I recently returned from a productive trip to London, filled with development/workshops, meetings, and shows. The new project with David Rosenberg, Frauke Requardt, and Fuel Theatre is off to a fantastic start. The piece is a highly physical creation to be performed on rooftops and is already beginning to take shape after several days of choreography, sound recordings, and some set construction.
I met with Mark Ball from the LIFT Festival and learned all about the structure and plans for this summer’s festival. LIFT travels the world to bring global stories to London, transforming the city to stage, presenting unique cultural experiences and sharing the stories of the world with the culturally curious. Bringing international companies to London is a huge undertaking and one that has been refined after 32 years of being in existence. The festival hosts work from different companies in addition to commissioning and producing their own new work.
My trip also included quick visits with Frantic Assembly, Louise Stephens Alexander from the Royal Court, and Henriette Morrison, the Artistic Director for Theatre of Europe, to learn more about exciting projects on the horizon.
I’ll be returning in about a month to continue the work, but left the city feeling inspired and enthusiastic about the innovative approaches to new art being created.
The National Theatre of Scotland is currently touring a production of “Dunsinane” by David Greig which I saw last week at the King’s Theatre in Edinburgh. He is one of my favorite playwrights; most notably for “The Strange Undoing of Prudencia Hart.” His versatile style and true skill for utilizing prose, playful whimsy, song, heightened drama, humor, and inventive storytelling through audience engagement has always stuck with me.
Gillian Gourlay and David Greig
On the stage of King's Theatre
I got the chance to meet David Greig and speak with him about making new plays.

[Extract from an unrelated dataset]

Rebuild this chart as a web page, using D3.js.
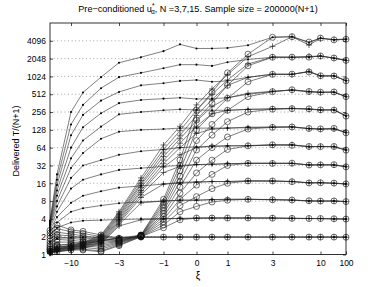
<!DOCTYPE html>
<html><head><meta charset="utf-8">
<script src="https://cdn.jsdelivr.net/npm/d3@7"></script>
<style>
body{margin:0;background:#fff;}
svg{display:block;font-family:"Liberation Sans",Arial,Helvetica,sans-serif;}
</style></head><body>
<svg id="c" width="382" height="287"></svg>
<script>
// ξ grid of the simulations
const xi = [-100,-20,-10,-7,-5,-3,-2,-1,-0.5,0,0.5,1,2,3,5,7,10,20,100];
const xTicks = [-10,-3,-1,0,1,3,10,100];
const yTicks = [1,2,4,8,16,32,64,128,256,512,1024,2048,4096];

// N=3 ('.' markers), one row per level
const dotSeries = [
 [1.62,1.87,1.93,1.96,1.97,1.97,1.97,1.97,1.97,1.97,1.97,1.97,1.97,1.97,1.97,1.97,1.97,1.97,1.96],
 [2.14,2.83,3.48,3.73,3.81,3.89,4,4.06,4.08,4.11,4.14,4.14,4.14,4.14,4.08,4.06,4.06,4.0,3.97],
 [2.46,3.48,5.28,6.06,6.73,7.36,7.73,8,8.28,8.28,8.46,8.57,8.57,8.46,8.34,8,8,8,7.84],
 [2.64,4.29,7.46,9.85,11.7,13.5,14.4,15.5,16,16.6,17.1,17.1,17.5,17.5,17.1,16.3,16.3,16,15.6],
 [2.83,5.28,13,18.4,22.6,26.9,28.8,30.9,32,33.1,33.1,34.3,34.8,34.8,34.8,32.7,32.7,32.7,30.5],
 [3.03,6.5,19.7,32,39.4,48.5,55.7,59.7,64,66.3,66.3,68.6,68.6,71,71,66.7,66.7,66.7,58.5],
 [3.14,8,29,52,90.5,119,128,132,137,137,137,137,142,142,142,134,132,134,115],
 [3.25,9.85,42.2,84.4,145,234,256,274,284,278,274,274,284,288,294,288,278,278,220],
 [3.36,12.1,64,142,244,362,410,431,446,425,431,446,512,568,605,568,553,553,468],
 [3.48,14.9,104,229,399,560,724,787,861,891,832,861,989,1113,1113,1235,1045,1045,867],
 [3.6,18.4,158,338,648,996,1176,1409,1618,1618,1541,1783,1978,2165,2165,2165,2273,2077,1911],
 [3.73,22.6,256,549,996,1746,2165,2740,3565,3040,3040,3104,3444,4705,4806,3822,4547,4240,4360]
];
// N=7 ('+' markers)
const plusSeries = [
 [1.07,1.23,1.37,1.52,1.68,1.93,1.97,1.97,1.97,1.97,1.97,1.97,1.97,1.97,1.97,1.97,1.97,1.97,1.96],
 [1.04,1.11,1.19,1.27,1.52,3.03,3.86,4,4.06,4.11,4.14,4.14,4.14,4.14,4.1,4.06,4.04,4.0,3.97],
 [1.06,1.13,1.21,1.30,1.57,3.2,7.46,8,8.28,8.28,8.46,8.57,8.57,8.5,8.3,8.05,8,8,7.84],
 [1.07,1.15,1.23,1.34,1.62,3.39,9.19,15.5,16.6,16.9,17.1,17.1,17.5,17.4,17.2,16.3,16.4,16,15.5],
 [1.09,1.17,1.26,1.37,1.68,3.58,10.2,24.3,30.9,33.1,33.8,34.3,34.8,35,34.5,32.7,33,32.5,30.5],
 [1.10,1.19,1.28,1.40,1.74,3.78,11.3,29.9,48.5,64,68.6,68.6,69.6,71,72,66,67,66,58.5],
 [1.12,1.21,1.30,1.41,1.80,4,12.1,34.3,64,111,132,137,139,143,145,134,131,132,116],
 [1.13,1.23,1.32,1.44,1.87,4.23,13.5,39.4,76.1,147,239,274,284,290,296,285,276,280,222],
 [1.15,1.25,1.35,1.47,1.93,4.47,14.9,45.3,90.5,181,315,446,530,575,600,560,550,556,465],
 [1.16,1.27,1.38,1.52,2.0,4.72,16,52,104,223,416,724,989,1120,1105,1250,1040,1050,870],
 [1.18,1.29,1.41,1.56,2.07,4.99,17.8,59.7,124,274,512,891,1663,2180,2150,2240,2250,2090,1900],
 [1.20,1.32,1.44,1.60,2.14,5.28,19.7,71,147,338,630,1097,2200,3300,4800,3470,4500,4300,4380]
];
// N=15 ('o' markers)
const circleSeries = [
 [1.23,1.41,1.52,1.62,1.74,1.87,1.97,1.97,1.97,1.97,1.97,1.97,1.97,1.97,1.97,1.97,1.97,1.97,1.96],
 [1.11,1.12,1.19,1.19,1.11,1.41,2,2.83,3.86,4.14,4.14,4.14,4.14,4.12,4.08,4.06,4.06,4.02,3.97],
 [1.15,1.23,1.27,1.23,1.15,1.46,2,3.16,5.28,6.5,7.73,8.28,8.57,8.4,8.34,8.1,8,8.05,7.84],
 [1.23,1.37,1.37,1.32,1.23,1.52,2.03,3.53,6.73,9.51,13,16,17.5,17.5,17,16.2,16.3,16.1,15.6],
 [1.32,1.46,1.46,1.41,1.32,1.57,2.03,3.95,8.57,14.9,22.6,32,34.8,34.6,35,32.5,32.7,33,30.3],
 [1.41,1.62,1.62,1.52,1.41,1.62,2.06,4.41,10.9,23.9,39.4,59.7,68.6,71.5,70,67,66.5,67,58],
 [1.52,1.80,1.74,1.65,1.52,1.65,2.06,4.92,13.9,39.4,64,97,132,141,143,135,133,136,114],
 [1.68,2,1.87,1.80,1.62,1.68,2.09,5.5,17.1,58.5,104,176,256,286,292,290,279,276,218],
 [1.87,2.14,2.07,1.93,1.74,1.72,2.09,6.15,21.1,84.4,158,274,465,565,610,570,555,560,466],
 [2.07,2.38,2.22,2.07,1.87,1.74,2.11,6.87,26,128,239,437,832,1110,1120,1220,1050,1040,865],
 [2.30,2.73,2.43,2.27,2,1.80,2.11,7.67,32,187,362,724,1552,2160,2170,2170,2270,2100,1915],
 [2.55,3.16,2.6,2.46,2.14,1.87,2.14,8.57,39.4,274,549,1176,2435,4700,4800,3900,4550,4250,4350]
];

const svg = d3.select('#c');
const L = 50, R = 346, T = 23, B = 254.5;
// piecewise-linear ξ axis (the original uses a compressed, non-uniform ξ axis)
const x = d3.scaleLinear().domain(xi)
  .range([50,57,71,83,101,119,141,163.5,180,196.5,212,227.5,248,272.5,292,309,320.5,334,346]);
const y = d3.scaleLog().base(2).domain([1,8192]).range([B,T]);

// grid (y only, dotted)
svg.append('g').selectAll('line').data(yTicks.slice(1)).join('line')
  .attr('x1',L).attr('x2',R).attr('y1',d=>y(d)).attr('y2',d=>y(d))
  .attr('stroke','#666').attr('stroke-width',0.6).attr('stroke-dasharray','1,2.6');

const fmt = d3.format('d');
function styleAxis(g, labels){
  g.select('.domain').remove();
  g.selectAll('.tick line').attr('stroke','#000').attr('stroke-width',0.7);
  g.selectAll('text').attr('fill','#000').style('font-size','8.5px');
  if(!labels) g.selectAll('text').remove();
}
svg.append('g').attr('transform',`translate(${L},0)`)
  .call(d3.axisLeft(y).tickValues(yTicks).tickFormat(fmt).tickSize(-3).tickPadding(4))
  .call(g=>styleAxis(g,true));
svg.append('g').attr('transform',`translate(${R},0)`)
  .call(d3.axisRight(y).tickValues(yTicks).tickSize(-3))
  .call(g=>styleAxis(g,false));
svg.append('g').attr('transform',`translate(0,${B})`)
  .call(d3.axisBottom(x).tickValues(xTicks).tickFormat(fmt).tickSize(-3).tickPadding(5))
  .call(g=>styleAxis(g,true));
svg.append('g').attr('transform',`translate(0,${T})`)
  .call(d3.axisTop(x).tickValues(xTicks).tickSize(-3))
  .call(g=>styleAxis(g,false));

const line = d3.line().x((d,i)=>x(xi[i])).y(d=>y(d));
const plot = svg.append('g');
const groups = [
  {data: dotSeries, mark:'dot'},
  {data: plusSeries, mark:'plus'},
  {data: circleSeries, mark:'circle'}
];
groups.forEach(gr=>{
  plot.append('g').selectAll('path').data(gr.data).join('path')
    .attr('d', line).attr('fill','none').attr('stroke','#2a2a2a').attr('stroke-width',0.6);
});
groups.forEach(gr=>{
  const pts = gr.data.flatMap(s=>s.map((v,i)=>({x:xi[i], v})));
  const g = plot.append('g');
  if(gr.mark==='dot'){
    g.selectAll('circle').data(pts).join('circle')
      .attr('cx',d=>x(d.x)).attr('cy',d=>y(d.v)).attr('r',1.05).attr('fill','#000');
  } else if(gr.mark==='plus'){
    g.selectAll('path').data(pts).join('path')
      .attr('d',d=>{const cx=x(d.x), cy=y(d.v), s=3;
        return `M${cx-s},${cy}H${cx+s}M${cx},${cy-s}V${cy+s}`;})
      .attr('stroke','#111').attr('stroke-width',0.6).attr('fill','none');
  } else {
    g.selectAll('circle').data(pts).join('circle')
      .attr('cx',d=>x(d.x)).attr('cy',d=>y(d.v)).attr('r',3)
      .attr('fill','none').attr('stroke','#111').attr('stroke-width',0.6);
  }
});

// box
svg.append('rect').attr('x',L).attr('y',T).attr('width',R-L).attr('height',B-T)
  .attr('fill','none').attr('stroke','#000').attr('stroke-width',0.8);

// title
const title = svg.append('text').attr('x',198).attr('y',11.5).attr('text-anchor','middle')
  .style('font-size','9.1px').attr('fill','#000');
title.append('tspan').text('Pre\u2212conditioned u');
title.append('tspan').attr('dy',-3.5).style('font-size','6.5px').text('*');
title.append('tspan').attr('dx',-3.5).attr('dy',6).style('font-size','6.5px').text('\u03b1');
title.append('tspan').attr('dy',-2.5).text(',  N =3,7,15. Sample size = 200000(N+1)');

// axis labels
svg.append('text').attr('x',198).attr('y',279).attr('text-anchor','middle')
  .style('font-size','10px').attr('fill','#000').text('\u03be');
svg.append('text').attr('transform','translate(19,141) rotate(-90)').attr('text-anchor','middle')
  .style('font-size','9px').attr('fill','#000').text('Delivered T/(N+1)');
</script>
</body></html>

I’ve always been fascinated by the audience experience when seeing his shows and wanted to know more about what he hopes audiences take away from his work. He responded by saying that he aims for an audience to be “swept away into the story.” It’s a simple idea at the core but chock full of much larger and complex layers. He tries to use his words to transport the audience into a space that lets one feel and connect with characters and emotional situations. He attempts to make audiences laugh, just when they are about to cry, take what we know and give it a slightly modern touch, and have enough of a political resonance to connect the story to a world that needs to hear its message. His collaborative use of devising workshops to help generate the ideas and language, for “Dunsinane” in particular, are essential to his creative process.